(Given task) Print exactly the lines from the first one down to the line that contains "ref_delay = [2.8, 2.8]", both included, and skip the pictures.

(Data lines)
▶

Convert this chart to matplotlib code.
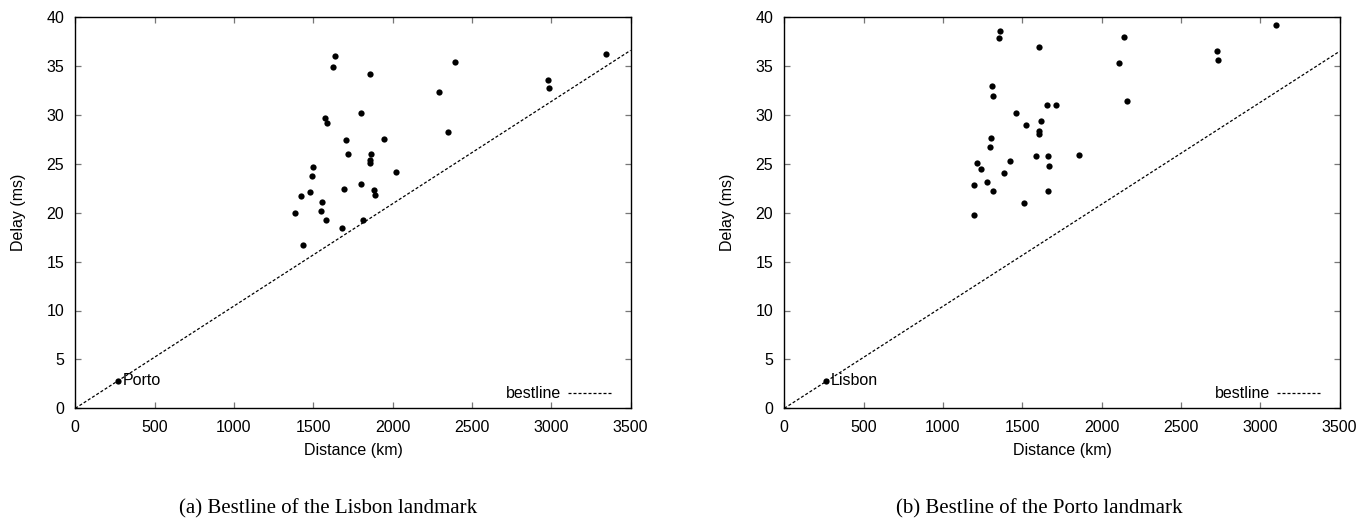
import matplotlib
matplotlib.use("Agg")
import matplotlib.pyplot as plt

plt.rcParams["font.family"] = ["Liberation Sans", "DejaVu Sans"]

# Distance (km) and delay (ms) of the probes seen from the Lisbon landmark
lisbon_dist = [1634, 1626, 1857, 2393, 2294, 3348, 2981, 2983, 2346, 1573,
               1584, 1802, 1708, 1945, 1720, 1863, 1857, 1859, 1496, 1492,
               2023, 1479, 1420, 1695, 1802, 1884, 1891, 1552, 1546, 1387,
               1582, 1811, 1681, 1433]
lisbon_delay = [36.0, 34.9, 34.2, 35.4, 32.3, 36.2, 33.6, 32.7, 28.3, 29.7,
                29.2, 30.2, 27.4, 27.5, 26.0, 26.0, 25.35, 25.05, 24.7, 23.75,
                24.2, 22.1, 21.7, 22.4, 22.9, 22.35, 21.8, 21.1, 20.15, 19.95,
                19.3, 19.3, 18.4, 16.7]

# Distance (km) and delay (ms) of the probes seen from the Porto landmark
porto_dist = [3098, 1359, 1355, 1605, 2138, 2109, 2727, 2731, 2159, 1311,
              1317, 1653, 1710, 1462, 1523, 1615, 1605, 1607, 1302, 1298,
              1588, 1660, 1859, 1666, 1422, 1214, 1242, 1382, 1195, 1279,
              1317, 1660, 1510, 1195]
porto_delay = [39.2, 38.6, 37.85, 36.9, 38.0, 35.3, 36.5, 35.6, 31.4, 33.0,
               31.9, 31.0, 31.0, 30.15, 29.0, 29.35, 28.4, 28.05, 27.65, 26.7,
               25.8, 25.75, 25.85, 24.8, 25.25, 25.1, 24.45, 24.05, 22.85, 23.15,
               22.25, 22.2, 21.0, 19.75]

# Reference landmark shown on each panel, lying on the bestline
ref_names = ["Porto", "Lisbon"]
ref_dist = [270, 265]
ref_delay = [2.8, 2.8]

# Bestline end points (distance km, delay ms)
best_x = [0, 3500]
best_y = [[0, 36.6], [0, 36.5]]

captions = ["(a) Bestline of the Lisbon landmark",
            "(b) Bestline of the Porto landmark"]

x_ticks = [0, 500, 1000, 1500, 2000, 2500, 3000, 3500]
y_ticks = [0, 5, 10, 15, 20, 25, 30, 35, 40]

W, H = 1368, 519
FS = 11.5
fig = plt.figure(figsize=(W / 100, H / 100), dpi=100)

panels = [(lisbon_dist, lisbon_delay), (porto_dist, porto_delay)]
lefts = [75.3, 784.3]
ax_w, ax_bottom, ax_h = 555.3, 408.3, 391.2

for i, (xs, ys) in enumerate(panels):
    ax = fig.add_axes([lefts[i] / W, (H - ax_bottom) / H, ax_w / W, ax_h / H])
    ax.plot(best_x, best_y[i], color="black", lw=0.9, dashes=(2.4, 1.6),
            label="bestline")
    ax.plot(xs, ys, "o", color="black", ms=4.5, mew=0, linestyle="none")
    ax.plot([ref_dist[i]], [ref_delay[i]], "o", color="black", ms=4.5, mew=0)
    ax.annotate(ref_names[i], (ref_dist[i], ref_delay[i]),
                xytext=(3.0, 0), textcoords="offset points",
                va="center", ha="left", fontsize=FS)

    ax.set_xlim(0, 3500)
    ax.set_ylim(0, 40)
    ax.set_xticks(x_ticks)
    ax.set_yticks(y_ticks)
    ax.tick_params(direction="in", length=4, width=0.9, color="#777777",
                   top=True, right=True, labelsize=FS, labelcolor="black")
    ax.tick_params(axis="x", pad=8.5)
    ax.tick_params(axis="y", pad=8)
    for s in ax.spines.values():
        s.set_linewidth(1.0)
        s.set_color("black")

    ax.set_xlabel("Distance (km)", fontsize=FS)
    ax.set_ylabel("Delay (ms)", fontsize=FS)
    ax.xaxis.set_label_coords(0.5, -0.1066)
    ax.xaxis.label.set_va("center")
    ax.yaxis.set_label_coords(-0.1026, 0.5)
    ax.yaxis.label.set_va("center")

    ax.legend(loc="center right", frameon=False, markerfirst=False,
              bbox_to_anchor=(0.967, 0.037), borderaxespad=0, borderpad=0,
              handlelength=2.8, handletextpad=0.4, fontsize=FS)

fig.text(328 / W, (H - 509) / H, captions[0], ha="center", va="center",
         fontsize=15, family=["Liberation Serif", "DejaVu Serif"])
fig.text(1039 / W, (H - 509) / H, captions[1], ha="center", va="center",
         fontsize=15, family=["Liberation Serif", "DejaVu Serif"])

fig.savefig("out.png", dpi=100)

◀

(Final result)
Convert this chart to matplotlib code.
import matplotlib
matplotlib.use("Agg")
import matplotlib.pyplot as plt

plt.rcParams["font.family"] = ["Liberation Sans", "DejaVu Sans"]

# Distance (km) and delay (ms) of the probes seen from the Lisbon landmark
lisbon_dist = [1634, 1626, 1857, 2393, 2294, 3348, 2981, 2983, 2346, 1573,
               1584, 1802, 1708, 1945, 1720, 1863, 1857, 1859, 1496, 1492,
               2023, 1479, 1420, 1695, 1802, 1884, 1891, 1552, 1546, 1387,
               1582, 1811, 1681, 1433]
lisbon_delay = [36.0, 34.9, 34.2, 35.4, 32.3, 36.2, 33.6, 32.7, 28.3, 29.7,
                29.2, 30.2, 27.4, 27.5, 26.0, 26.0, 25.35, 25.05, 24.7, 23.75,
                24.2, 22.1, 21.7, 22.4, 22.9, 22.35, 21.8, 21.1, 20.15, 19.95,
                19.3, 19.3, 18.4, 16.7]

# Distance (km) and delay (ms) of the probes seen from the Porto landmark
porto_dist = [3098, 1359, 1355, 1605, 2138, 2109, 2727, 2731, 2159, 1311,
              1317, 1653, 1710, 1462, 1523, 1615, 1605, 1607, 1302, 1298,
              1588, 1660, 1859, 1666, 1422, 1214, 1242, 1382, 1195, 1279,
              1317, 1660, 1510, 1195]
porto_delay = [39.2, 38.6, 37.85, 36.9, 38.0, 35.3, 36.5, 35.6, 31.4, 33.0,
               31.9, 31.0, 31.0, 30.15, 29.0, 29.35, 28.4, 28.05, 27.65, 26.7,
               25.8, 25.75, 25.85, 24.8, 25.25, 25.1, 24.45, 24.05, 22.85, 23.15,
               22.25, 22.2, 21.0, 19.75]

# Reference landmark shown on each panel, lying on the bestline
ref_names = ["Porto", "Lisbon"]
ref_dist = [270, 265]
ref_delay = [2.8, 2.8]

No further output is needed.